Hay personas que piensan que hay que hacer a un lado la filosofía, cosa que sería un grave error. La filosofía es todas las preguntas éticas acerca de lo justo, de cuándo está uno actuando correctamente, de cómo es posible el conocimiento verdadero, de cómo es posible educar las emociones. Creo que hay problemas que deben tratarse de manera interdisciplinar: es lo que estoy tratando de hacer en el Seminario Universitario sobre Afectividad y Emociones (SUAFEM).

¿Hay una falsa oposición entre emoción y razón?

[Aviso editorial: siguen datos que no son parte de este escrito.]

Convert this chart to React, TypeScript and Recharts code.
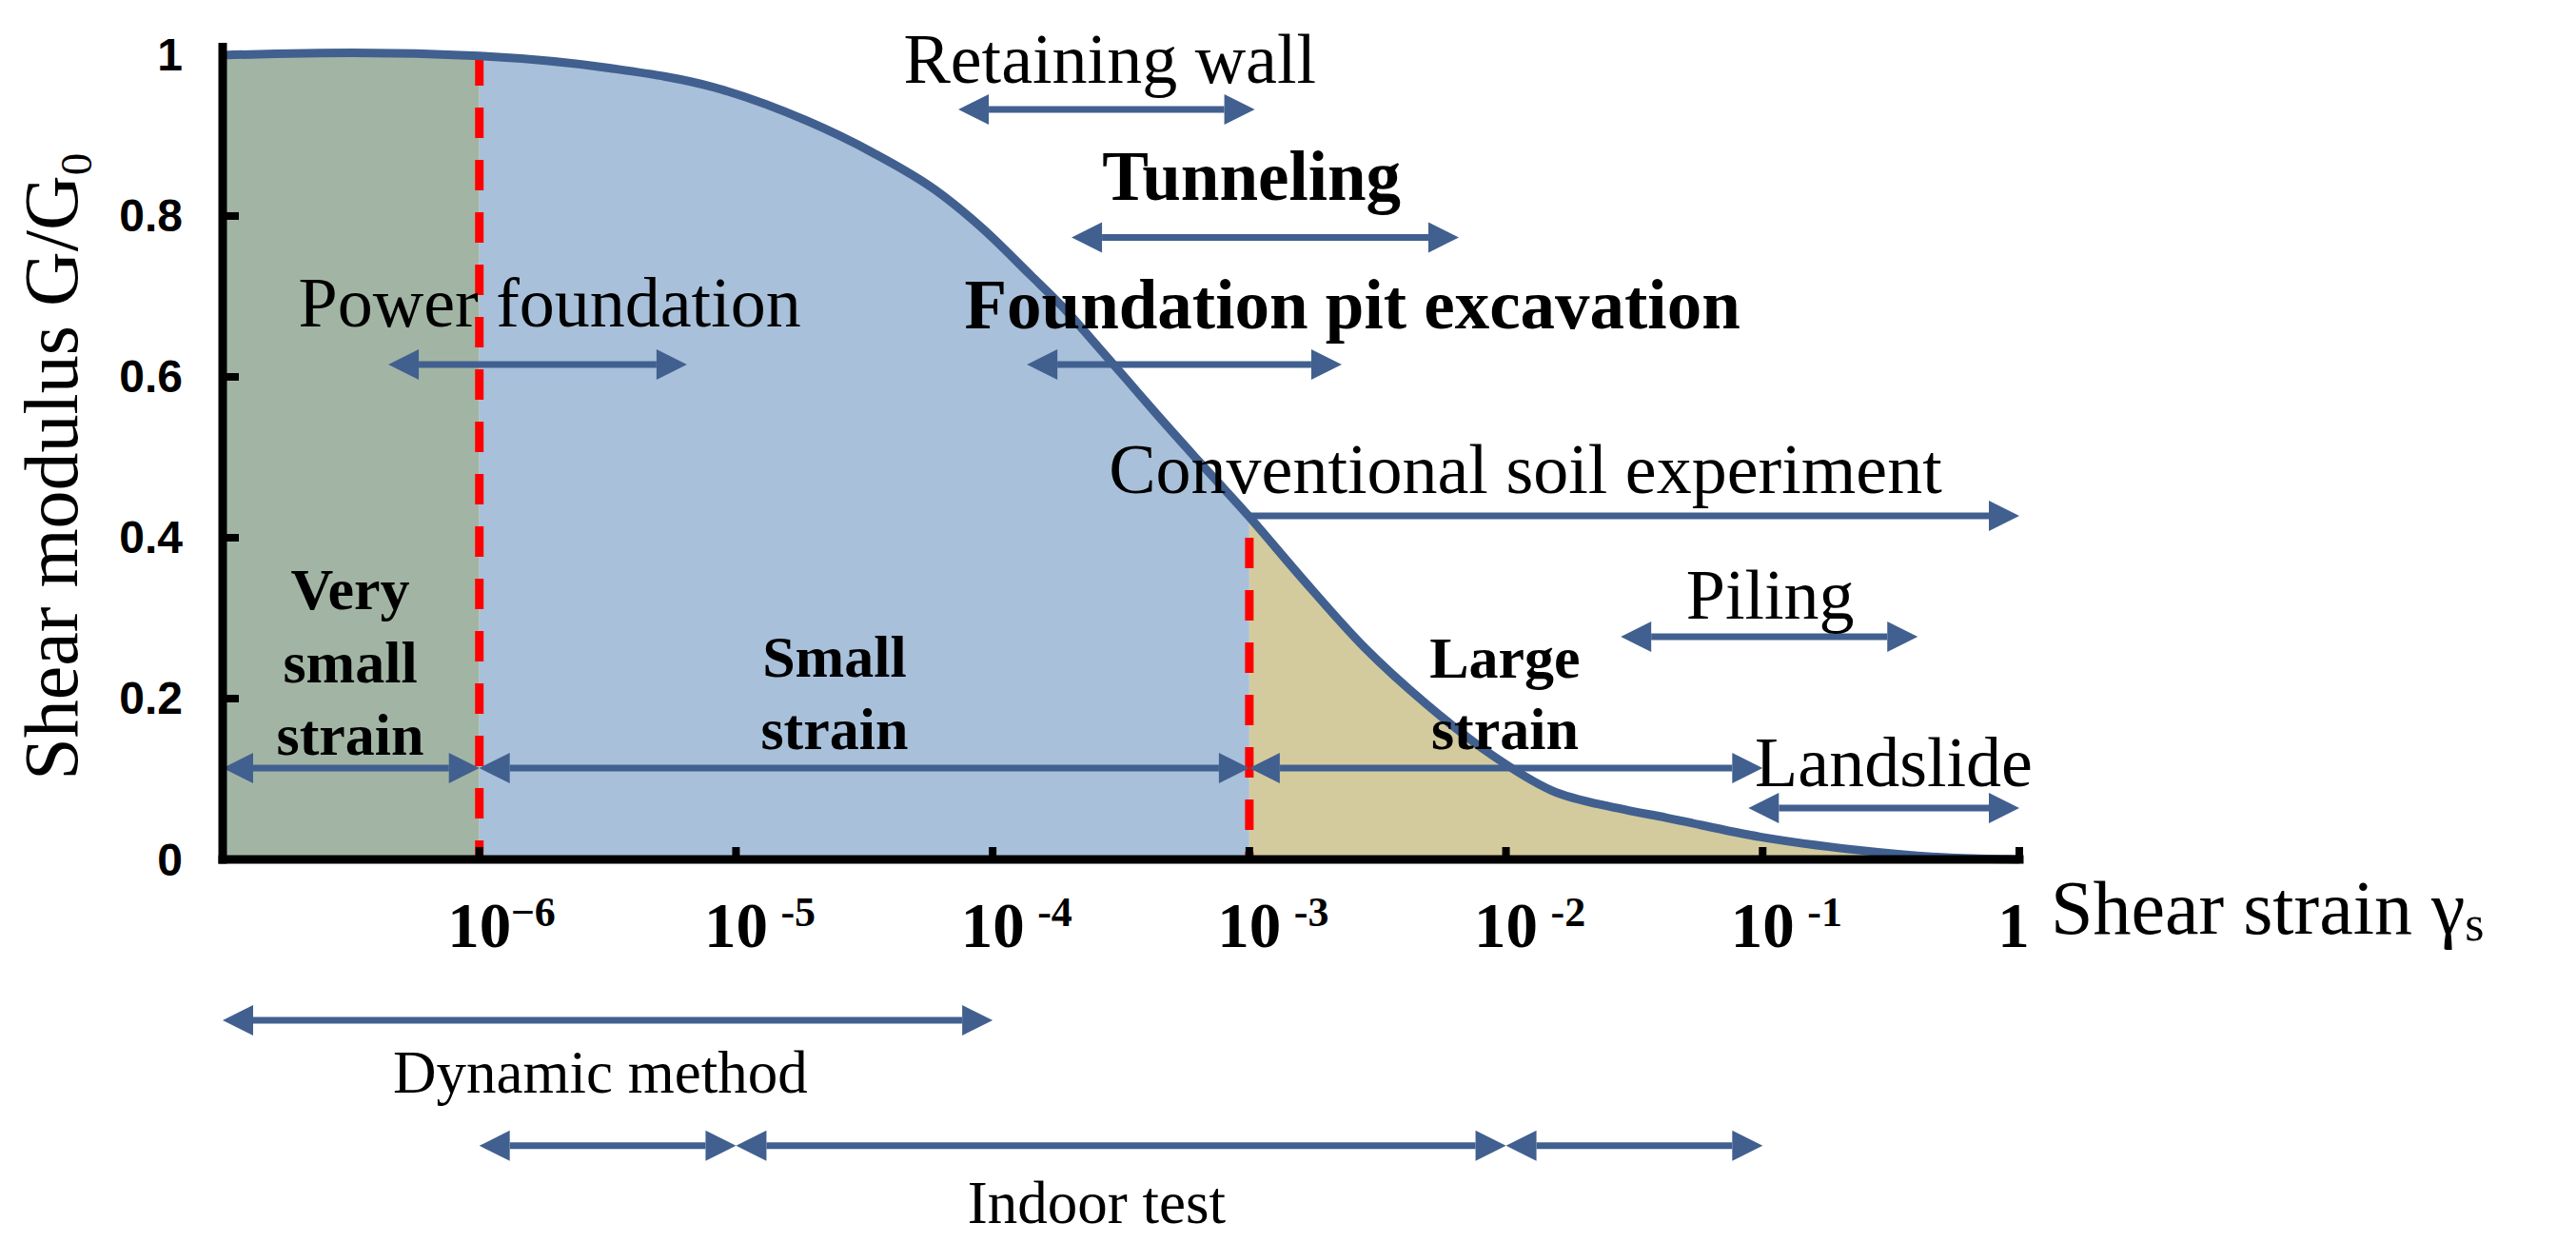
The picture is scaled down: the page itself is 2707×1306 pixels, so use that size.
import React from "react";
import {
  ComposedChart,
  Area,
  Line,
  XAxis,
  YAxis,
  ReferenceLine,
  ReferenceDot,
} from "recharts";

// G/G0 against shear strain (strain on a log axis)
const strain = [
  1e-7, 3.2e-7, 1e-6, 3.2e-6, 8.2e-6, 1.9e-5, 3.4e-5, 6.0e-5, 9.1e-5, 1.4e-4, 1.9e-4, 2.5e-4, 3.3e-4,
  4.4e-4, 6.4e-4, 1e-3, 1.6e-3, 2.8e-3, 4.9e-3, 8.8e-3, 1.5e-2, 2.7e-2, 4.2e-2, 9.8e-2, 0.23, 0.54, 1,
];
const modulus = [
  1.0, 1.003, 0.999, 0.984, 0.96, 0.918, 0.879, 0.832, 0.785, 0.727, 0.685, 0.642, 0.598,
  0.552, 0.494, 0.426, 0.35, 0.264, 0.193, 0.13, 0.086, 0.064, 0.052, 0.028, 0.012, 0.002, 0,
];

// very small / small / large strain zones
const zoneEdges = [1e-7, 1e-6, 1e-3, 1];

const xTicks = [1e-6, 1e-5, 1e-4, 1e-3, 1e-2, 1e-1, 1];
const xTickBase = ["10", "10", "10", "10", "10", "10", "1"];
const xTickExp = ["\u22126", "-5", "-4", "-3", "-2", "-1", ""];
const yTicks = [0, 0.2, 0.4, 0.6, 0.8, 1];

// [from strain, to strain, G/G0 level]
const appArrows: [number, number, number][] = [
  [7.35e-5, 1.05e-3, 0.9325], // retaining wall
  [2.03e-4, 6.55e-3, 0.7734], // tunneling
  [1.36e-4, 2.29e-3, 0.6154], // foundation pit
  [4.42e-7, 6.44e-6, 0.6154], // power foundation
  [2.8e-2, 0.402, 0.277], // piling
  [8.8e-2, 1, 0.0639], // landslide
];
const conventionalArrow: [number, number, number] = [1e-3, 1, 0.4272];
const zoneArrows: [number, number, number][] = [
  [1e-7, 1e-6, 0.1136],
  [1e-6, 1e-3, 0.1136],
  [1e-3, 1e-1, 0.1136],
];
const dynamicArrows: [number, number, number][] = [[1e-7, 1e-4, -0.2]];
const indoorArrows: [number, number, number][] = [
  [1e-6, 1e-5, -0.356],
  [1e-5, 1e-2, -0.356],
  [1e-2, 1e-1, -0.356],
];

// [text, strain, G/G0 of the baseline]
const appLabels: [string, number, number][] = [
  ["Retaining wall", 2.86e-4, 0.966],
  ["Power foundation", 1.88e-6, 0.663],
  ["Conventional soil experiment", 1.19e-2, 0.456],
  ["Piling", 0.107, 0.299],
  ["Landslide", 0.324, 0.091],
];
const appBoldLabels: [string, number, number][] = [
  ["Tunneling", 1.02e-3, 0.82],
  ["Foundation pit excavation", 2.52e-3, 0.66],
];
const zoneLabels: [string, number, number][] = [
  ["Very", 3.14e-7, 0.311],
  ["small", 3.14e-7, 0.22],
  ["strain", 3.14e-7, 0.13],
  ["Small", 2.42e-5, 0.227],
  ["strain", 2.42e-5, 0.137],
  ["Large", 9.9e-3, 0.226],
  ["strain", 9.9e-3, 0.137],
];
const testLabels: [string, number, number][] = [
  ["Dynamic method", 2.96e-6, -0.29],
  ["Indoor test", 2.54e-4, -0.452],
];

const INK = "#41608F";
const RED = "#FF0000";
const ZONE_FILLS = ["#a2b5a4", "#a8c0da", "#d3cb9e"];
const SERIF = "'Liberation Serif', 'Times New Roman', serif";
const SANS = "'Liberation Sans', Arial, sans-serif";

const rows = strain.map((s, i) => {
  const row: Record<string, number | null> = { strain: s, g: modulus[i] };
  for (let z = 0; z < 3; z++) {
    row[`zone${z}`] = s >= zoneEdges[z] && s <= zoneEdges[z + 1] ? modulus[i] : null;
  }
  return row;
});

function Arrow(props: any) {
  const { x1, y1, x2, left = true, right = true } = props;
  const len = 32;
  const half = 16;
  const a = left ? x1 + len : x1;
  const b = right ? x2 - len : x2;
  return (
    <g>
      <line x1={a} y1={y1} x2={b} y2={y1} stroke={INK} strokeWidth={7} />
      {left && <polygon points={`${x1},${y1} ${x1 + len},${y1 - half} ${x1 + len},${y1 + half}`} fill={INK} />}
      {right && <polygon points={`${x2},${y1} ${x2 - len},${y1 - half} ${x2 - len},${y1 + half}`} fill={INK} />}
    </g>
  );
}

function arrowLines(list: [number, number, number][], key: string, left = true, right = true) {
  return list.map(([from, to, level], i) => (
    <ReferenceLine
      key={`${key}-${i}`}
      segment={[
        { x: from, y: level },
        { x: to, y: level },
      ]}
      ifOverflow="visible"
      shape={(p: any) => <Arrow {...p} left={left} right={right} />}
    />
  ));
}

function textDots(list: [string, number, number][], key: string, size: number, weight: number) {
  return list.map(([text, s, level], i) => (
    <ReferenceDot
      key={`${key}-${i}`}
      x={s}
      y={level}
      r={0}
      ifOverflow="visible"
      shape={(p: any) => (
        <text x={p.cx} y={p.cy} textAnchor="middle" fontFamily={SERIF} fontSize={size} fontWeight={weight} fill="#000">
          {text}
        </text>
      )}
    />
  ));
}

function XTick(props: any) {
  const { x, y, index } = props;
  const exp = xTickExp[index];
  const gap = exp.startsWith("\u2212") ? 0 : 14;
  return (
    <g>
      <line x1={x} x2={x} y1={y} y2={y - 13} stroke="#000" strokeWidth={8} />
      <text
        x={exp ? x : x - 6}
        y={y + 92}
        textAnchor="middle"
        fontFamily={SERIF}
        fontWeight={700}
        fontSize={67}
        fill="#000"
      >
        {xTickBase[index]}
      </text>
      {exp && (
        <text x={x + 33 + gap} y={y + 70} fontFamily={SERIF} fontWeight={700} fontSize={44} fill="#000">
          {exp}
        </text>
      )}
    </g>
  );
}

function YTick(props: any) {
  const { x, y, payload } = props;
  const v = payload.value as number;
  return (
    <g>
      {v > 0 && v < 1 && <line x1={x} x2={x + 17} y1={y} y2={y} stroke="#000" strokeWidth={8} />}
      <text
        x={x - 42}
        y={y}
        textAnchor="end"
        dominantBaseline="central"
        fontFamily={SANS}
        fontWeight={700}
        fontSize={48}
        fill="#000"
      >
        {String(v)}
      </text>
    </g>
  );
}

function XTitle(props: any) {
  const vb = props.viewBox || { x: 234, y: 903, width: 1888 };
  return (
    <text x={vb.x + vb.width + 33} y={vb.y + 78} fontFamily={SERIF} fontSize={80} fill="#000">
      Shear strain γ
      <tspan dy={7} fontSize={52}>
        s
      </tspan>
    </text>
  );
}

function YTitle(props: any) {
  const vb = props.viewBox || { x: 0, y: 49.5, width: 234, height: 853.5 };
  const cx = vb.x + 81;
  const cy = vb.y + vb.height / 2 + 14;
  return (
    <text
      x={cx}
      y={cy}
      textAnchor="middle"
      transform={`rotate(-90, ${cx}, ${cy})`}
      fontFamily={SERIF}
      fontSize={80}
      fill="#000"
    >
      Shear modulus G/G
      <tspan dy={15} fontSize={47}>
        0
      </tspan>
    </text>
  );
}

export default function App() {
  return (
    <div style={{ position: "absolute", left: 0, top: 0, width: 2707, height: 1306, background: "#fff" }}>
      <ComposedChart
        width={2707}
        height={1306}
        data={rows}
        margin={{ top: 49.5, right: 585, bottom: 0, left: 0 }}
      >
        <XAxis
          dataKey="strain"
          type="number"
          scale="log"
          domain={[1e-7, 1]}
          ticks={xTicks}
          interval={0}
          height={403}
          tickSize={0}
          tickMargin={0}
          tickLine={false}
          axisLine={{ stroke: "#000", strokeWidth: 9, strokeLinecap: "square" }}
          tick={<XTick />}
          label={(p: any) => <XTitle {...p} />}
        />
        <YAxis
          type="number"
          domain={[0, 1.01]}
          ticks={yTicks}
          interval={0}
          width={234}
          tickSize={0}
          tickMargin={0}
          tickLine={false}
          axisLine={{ stroke: "#000", strokeWidth: 9, strokeLinecap: "square" }}
          tick={<YTick />}
          label={(p: any) => <YTitle {...p} />}
        />
        {ZONE_FILLS.map((c, z) => (
          <Area
            key={`zone-${z}`}
            type="monotone"
            dataKey={`zone${z}`}
            stroke="none"
            fill={c}
            fillOpacity={1}
            isAnimationActive={false}
          />
        ))}
        <ReferenceLine
          segment={[
            { x: 1e-6, y: 1.0 },
            { x: 1e-6, y: 0 },
          ]}
          stroke={RED}
          strokeWidth={9}
          strokeDasharray="32 23"
          ifOverflow="visible"
        />
        <ReferenceLine
          segment={[
            { x: 1e-3, y: 0.4 },
            { x: 1e-3, y: 0 },
          ]}
          stroke={RED}
          strokeWidth={9}
          strokeDasharray="32 23"
          ifOverflow="visible"
        />
        <Line
          type="monotone"
          dataKey="g"
          stroke={INK}
          strokeWidth={9}
          dot={false}
          activeDot={false}
          isAnimationActive={false}
        />
        {arrowLines(appArrows, "app")}
        {arrowLines([conventionalArrow], "conv", false, true)}
        {arrowLines(zoneArrows, "zone")}
        {arrowLines(dynamicArrows, "dyn")}
        {arrowLines(indoorArrows, "indoor")}
        {textDots(appLabels, "app", 74, 400)}
        {textDots(appBoldLabels, "appb", 73, 700)}
        {textDots(zoneLabels, "zone", 62, 700)}
        {textDots(testLabels, "test", 63, 400)}
      </ComposedChart>
    </div>
  );
}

Al principio era más cognitivista, pero las teorías cognitivistas no toman en cuenta la experiencia emocional. Hay emociones, sobre todo humanas, que tienen una relación clara con cogniciones, o con deseos, o con otras cosas. La idea de que la emoción y la razón son totalmente contrarias, y de que las emociones son disruptivas de la razón, es una tesis que preocupó mucho a los antiguos. En las acciones morales era muy importante que la razón dominara sobre lo emocional, pero en la medida en que se dominaba ya no volvía a interesar demasiado el asunto. Yo pienso que las emociones y la razón están mucho más ligadas; que todos los estados mentales, tanto los cognitivos como los emocionales, están muy relacionados, sobre todo en los seres humanos, que tienen un lenguaje y creencias. Hay emociones extremas que son disruptivas de la razón y que impiden que alguien pueda hacer lo que quiere hacer, pero también hay emociones que justamente ayudan a actuar de forma correcta.